After this step, you can generate your meta embeddings in the same way that we do for the monolingual meta-embeddings. Just take into account that you probably want to use one of the cross-lingual embeddings as the vector space to map all the source embeddings (-t). A real example to generate an English-Spanish cross-lingual meta-embedding.


python3 generate_words.py -i Embeddings/en_AT.txt -c Embeddings/Joint.txt -o Embeddings/extended/en_AT.txt
python3 generate_words.py -i Embeddings/fasttext-sbwc.3.6.e20.vec -c Embeddings/Joint.txt -o Embeddings/extended/fasttext-sbwc.3.6.e20.vec
python3 generate_words.py -i Embeddings/wiki-news-300d-1M.vec -c Embeddings/Joint.txt -o Embeddings/extended/wiki-news-300d-1M.vec
python3 generate_words.py -i Embeddings/crawl-300d-2M.vec -c Embeddings/Joint.txt -o Embeddings/extended/crawl-300d-2M.vec
python3 generate_words.py -i Embeddings/Param.vec -c Embeddings/Joint.txt -o /Embeddings/extended/Param.vec


python3 generate_mvm_embeddings.py -i Embeddings/Joint.txt Embeddings/numberbatch.txt /Embeddings/extended/fasttext-sbwc.3.6.e20.vec Embeddings/extended/crawl-300d-2M.vec Embeddings/extended/en_AT.txt Embeddings/extended/Param.vec -t /Embeddings/Joint.txt -o enes_extended_Joint_numberbatch_FTes_FTen_AT_Param.Joint.vec

Evaluation

You can evaluate any embedding and meta-embedding in the word similarity task and in STSbenchmarks (http://ixa2.si.ehu.es/stswiki/index.php/STSbenchmark) task using the CNN model from Yang Shao (https://github.com/celarex/Semantic-Textual-Similarity-STSbenchmark-HCTI-CNN)

python3 evaluate_similarity -i embedding.vec -lg en 

Parameters:

  • -i: path to the embedding that you want to evaluate
  • -d: A directory containing multiple word embeddings that you want to evaluate (mutually exclusive with -i)
  • -l: lowercase all the words in the datasets
  • -lg: language in which you want to evaluate word similarity. Options 'en': English. 'es': Spanish. 'enes': English-Spanish cross-lingual task. You can include multiple languages, for example "-lg en es enes".
  • -p: Use it if the words have a prefix indicating the language (i.e 'en/person'). Assumes 'en' for English and 'es' por Spanish.
python3 evaluate_STS_CNN,py -i embedding.vec -lg en 

Parameters

  • -i: path to the embedding that you want to evaluate
  • -lg: language in which you want to train the model. Options 'en': English. 'es': Spanish. 'enes': English-Spanish dataset.
  • -p: Use it if the words have a prefix indicating the language (i.e 'en/person'). Assumes 'en' for English and 'es' for Spanish.

References

This repository includes code from other authors, check out their work if you use our software!

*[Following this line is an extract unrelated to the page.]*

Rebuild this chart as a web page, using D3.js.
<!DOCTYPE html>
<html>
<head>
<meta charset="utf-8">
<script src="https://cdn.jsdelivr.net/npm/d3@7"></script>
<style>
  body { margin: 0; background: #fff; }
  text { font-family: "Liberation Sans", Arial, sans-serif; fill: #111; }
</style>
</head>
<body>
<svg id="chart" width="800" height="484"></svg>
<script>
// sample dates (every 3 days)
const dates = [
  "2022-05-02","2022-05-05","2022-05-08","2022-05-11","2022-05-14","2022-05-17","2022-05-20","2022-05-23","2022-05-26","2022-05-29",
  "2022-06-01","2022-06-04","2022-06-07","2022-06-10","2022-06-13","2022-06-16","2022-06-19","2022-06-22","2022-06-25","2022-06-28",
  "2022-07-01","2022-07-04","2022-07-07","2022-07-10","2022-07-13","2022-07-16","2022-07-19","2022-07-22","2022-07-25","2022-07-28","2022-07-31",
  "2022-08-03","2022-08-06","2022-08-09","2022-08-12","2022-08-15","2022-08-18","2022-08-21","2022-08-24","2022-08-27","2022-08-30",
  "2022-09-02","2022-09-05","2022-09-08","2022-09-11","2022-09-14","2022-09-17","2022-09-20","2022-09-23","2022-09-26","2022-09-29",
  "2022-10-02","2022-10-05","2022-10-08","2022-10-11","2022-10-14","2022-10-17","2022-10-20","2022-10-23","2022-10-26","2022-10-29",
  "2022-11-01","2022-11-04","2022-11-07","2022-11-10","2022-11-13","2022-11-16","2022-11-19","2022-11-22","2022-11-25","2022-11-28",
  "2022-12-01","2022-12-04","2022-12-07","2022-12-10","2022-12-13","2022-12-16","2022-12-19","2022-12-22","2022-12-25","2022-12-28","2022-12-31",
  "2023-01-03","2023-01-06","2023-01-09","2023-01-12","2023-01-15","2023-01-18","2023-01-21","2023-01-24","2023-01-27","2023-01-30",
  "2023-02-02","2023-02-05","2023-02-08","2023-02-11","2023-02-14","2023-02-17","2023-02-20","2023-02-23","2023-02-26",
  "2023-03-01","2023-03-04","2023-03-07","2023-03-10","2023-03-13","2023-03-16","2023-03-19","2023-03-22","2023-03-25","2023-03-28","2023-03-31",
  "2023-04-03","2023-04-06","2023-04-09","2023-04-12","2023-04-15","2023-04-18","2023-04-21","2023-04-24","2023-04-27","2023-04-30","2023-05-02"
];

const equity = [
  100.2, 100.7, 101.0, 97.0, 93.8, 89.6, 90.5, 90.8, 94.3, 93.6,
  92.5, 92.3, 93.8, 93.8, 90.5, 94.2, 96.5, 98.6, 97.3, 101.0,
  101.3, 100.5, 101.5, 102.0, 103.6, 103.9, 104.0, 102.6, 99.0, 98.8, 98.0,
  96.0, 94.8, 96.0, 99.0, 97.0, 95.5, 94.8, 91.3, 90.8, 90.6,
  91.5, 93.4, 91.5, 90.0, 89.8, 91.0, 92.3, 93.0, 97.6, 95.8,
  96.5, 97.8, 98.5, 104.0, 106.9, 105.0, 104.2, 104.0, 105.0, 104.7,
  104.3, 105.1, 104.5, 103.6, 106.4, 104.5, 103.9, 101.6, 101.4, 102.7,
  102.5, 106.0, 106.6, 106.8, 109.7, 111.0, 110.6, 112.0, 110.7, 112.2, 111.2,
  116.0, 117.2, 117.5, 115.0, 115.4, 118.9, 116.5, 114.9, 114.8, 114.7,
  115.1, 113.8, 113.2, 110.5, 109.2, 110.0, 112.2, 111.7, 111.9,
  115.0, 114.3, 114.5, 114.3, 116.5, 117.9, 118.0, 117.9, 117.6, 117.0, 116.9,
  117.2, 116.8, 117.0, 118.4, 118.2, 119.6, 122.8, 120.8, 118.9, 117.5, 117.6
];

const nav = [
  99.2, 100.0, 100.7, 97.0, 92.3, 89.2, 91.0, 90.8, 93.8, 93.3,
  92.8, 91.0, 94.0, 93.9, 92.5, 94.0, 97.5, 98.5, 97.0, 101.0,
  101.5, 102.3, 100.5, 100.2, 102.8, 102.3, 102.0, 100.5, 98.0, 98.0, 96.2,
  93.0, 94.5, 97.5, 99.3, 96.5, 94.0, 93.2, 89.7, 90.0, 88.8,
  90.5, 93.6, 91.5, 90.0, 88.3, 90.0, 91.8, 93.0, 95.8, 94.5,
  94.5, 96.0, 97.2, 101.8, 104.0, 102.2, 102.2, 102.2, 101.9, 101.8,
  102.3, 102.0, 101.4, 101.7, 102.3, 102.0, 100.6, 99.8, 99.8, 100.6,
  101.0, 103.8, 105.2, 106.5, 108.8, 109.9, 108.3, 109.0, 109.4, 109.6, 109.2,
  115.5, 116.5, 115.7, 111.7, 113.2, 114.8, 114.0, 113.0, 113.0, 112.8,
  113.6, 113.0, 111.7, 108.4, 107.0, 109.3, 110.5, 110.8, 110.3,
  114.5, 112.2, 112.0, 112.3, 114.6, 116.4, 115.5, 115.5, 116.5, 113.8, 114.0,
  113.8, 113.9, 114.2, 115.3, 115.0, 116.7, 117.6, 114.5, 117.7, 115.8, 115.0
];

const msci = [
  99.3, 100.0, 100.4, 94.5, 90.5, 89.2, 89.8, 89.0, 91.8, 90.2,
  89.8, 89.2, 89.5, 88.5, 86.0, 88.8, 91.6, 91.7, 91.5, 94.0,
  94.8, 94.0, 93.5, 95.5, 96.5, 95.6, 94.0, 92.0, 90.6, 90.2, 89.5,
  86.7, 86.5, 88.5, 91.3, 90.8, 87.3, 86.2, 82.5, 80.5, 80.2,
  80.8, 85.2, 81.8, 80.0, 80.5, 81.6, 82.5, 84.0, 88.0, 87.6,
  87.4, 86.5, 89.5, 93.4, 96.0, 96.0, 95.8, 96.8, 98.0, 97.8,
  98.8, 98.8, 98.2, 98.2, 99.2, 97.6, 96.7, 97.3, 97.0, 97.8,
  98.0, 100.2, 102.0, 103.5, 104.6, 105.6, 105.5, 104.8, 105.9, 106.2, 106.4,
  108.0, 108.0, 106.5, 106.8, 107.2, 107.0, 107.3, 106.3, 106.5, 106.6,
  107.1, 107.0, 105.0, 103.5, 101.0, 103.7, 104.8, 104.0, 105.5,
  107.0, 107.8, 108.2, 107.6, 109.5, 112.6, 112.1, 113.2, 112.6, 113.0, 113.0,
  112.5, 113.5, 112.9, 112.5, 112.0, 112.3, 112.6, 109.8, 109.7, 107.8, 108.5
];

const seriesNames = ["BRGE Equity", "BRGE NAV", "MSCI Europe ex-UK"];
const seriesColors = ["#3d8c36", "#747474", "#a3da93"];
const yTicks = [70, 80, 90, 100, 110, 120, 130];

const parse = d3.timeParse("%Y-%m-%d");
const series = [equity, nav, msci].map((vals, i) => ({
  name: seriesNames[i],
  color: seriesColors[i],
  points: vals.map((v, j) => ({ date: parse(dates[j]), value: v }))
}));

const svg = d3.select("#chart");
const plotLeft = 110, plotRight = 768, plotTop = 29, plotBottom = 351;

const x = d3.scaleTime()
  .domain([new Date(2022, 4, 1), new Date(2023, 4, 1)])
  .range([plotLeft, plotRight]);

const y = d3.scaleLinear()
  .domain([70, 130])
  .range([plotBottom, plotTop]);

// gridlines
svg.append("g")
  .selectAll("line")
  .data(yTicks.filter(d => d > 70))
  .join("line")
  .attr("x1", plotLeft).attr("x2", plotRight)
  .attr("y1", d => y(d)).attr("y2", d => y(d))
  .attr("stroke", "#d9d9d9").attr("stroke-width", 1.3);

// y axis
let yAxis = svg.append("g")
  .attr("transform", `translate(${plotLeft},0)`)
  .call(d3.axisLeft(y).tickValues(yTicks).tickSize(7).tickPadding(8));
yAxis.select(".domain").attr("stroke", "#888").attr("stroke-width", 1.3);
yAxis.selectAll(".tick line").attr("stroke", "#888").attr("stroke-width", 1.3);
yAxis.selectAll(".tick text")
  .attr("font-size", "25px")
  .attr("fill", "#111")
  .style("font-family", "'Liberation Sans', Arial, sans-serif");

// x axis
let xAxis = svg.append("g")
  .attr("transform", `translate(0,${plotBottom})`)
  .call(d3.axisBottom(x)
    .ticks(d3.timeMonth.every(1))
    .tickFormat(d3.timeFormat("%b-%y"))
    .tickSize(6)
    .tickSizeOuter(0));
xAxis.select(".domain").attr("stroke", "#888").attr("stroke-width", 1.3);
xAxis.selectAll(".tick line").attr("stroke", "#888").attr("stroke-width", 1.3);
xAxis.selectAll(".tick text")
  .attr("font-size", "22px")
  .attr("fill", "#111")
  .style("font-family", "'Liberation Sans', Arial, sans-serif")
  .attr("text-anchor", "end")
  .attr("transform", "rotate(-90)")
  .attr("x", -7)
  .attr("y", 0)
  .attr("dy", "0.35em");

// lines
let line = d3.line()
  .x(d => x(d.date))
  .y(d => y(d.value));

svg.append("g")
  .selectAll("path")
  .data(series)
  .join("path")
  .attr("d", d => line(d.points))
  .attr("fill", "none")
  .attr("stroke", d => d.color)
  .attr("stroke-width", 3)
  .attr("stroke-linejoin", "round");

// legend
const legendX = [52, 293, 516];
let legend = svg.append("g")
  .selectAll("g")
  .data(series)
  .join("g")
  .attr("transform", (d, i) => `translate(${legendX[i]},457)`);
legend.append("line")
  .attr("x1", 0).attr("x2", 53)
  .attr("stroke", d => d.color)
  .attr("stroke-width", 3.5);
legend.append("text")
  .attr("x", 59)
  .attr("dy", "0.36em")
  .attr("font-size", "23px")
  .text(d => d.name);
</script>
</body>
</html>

  • Vecmap: Mikel Artetxe, Gorka Labaka, and Eneko Agirre. 2018. Generalizing and improving bilingual word embedding mappings with a multi-step framework of linear transformations. In Proceedings of the Thirty-Second AAAI Conference on Artificial Intelligence (AAAI-18), pages 5012-5019. https://github.com/artetxem/vecmap

  • Retrofitting: Faruqui, M., Dodge, J., Jauhar, S. K., Dyer, C., Hovy, E., & Smith, N. A. (2015). Retrofitting Word Vectors to Semantic Lexicons. In Proceedings of the 2015 Conference of the North American Chapter of the Association for Computational Linguistics: Human Language Technologies (pp. 1606-1615). https://github.com/mfaruqui/retrofitting

  • STS-CNN: Yang Shao. 2017. HCTI at SemEval-2017 Task 1: Use convolutional neural network to evaluate semantic textual similarity. In Proceedings of SemEval-2017. https://github.com/celarex/Semantic-Textual-Similarity-STSbenchmark-HCTI-CNN

  • DRA: Mu, J., Bhat, S., & Viswanath, P. (2017). All-but-the-top: Simple and effective postprocessing for word representations. arXiv preprint arXiv:1702.01417. https://github.com/vyraun/Half-Size

  • Some code has also been adapted from "Word Embeddings Benchmarks": https://github.com/kudkudak/word-embeddings-benchmarks

License

See License Note: This license only applies for our code. External APIs (see References) may have a different license.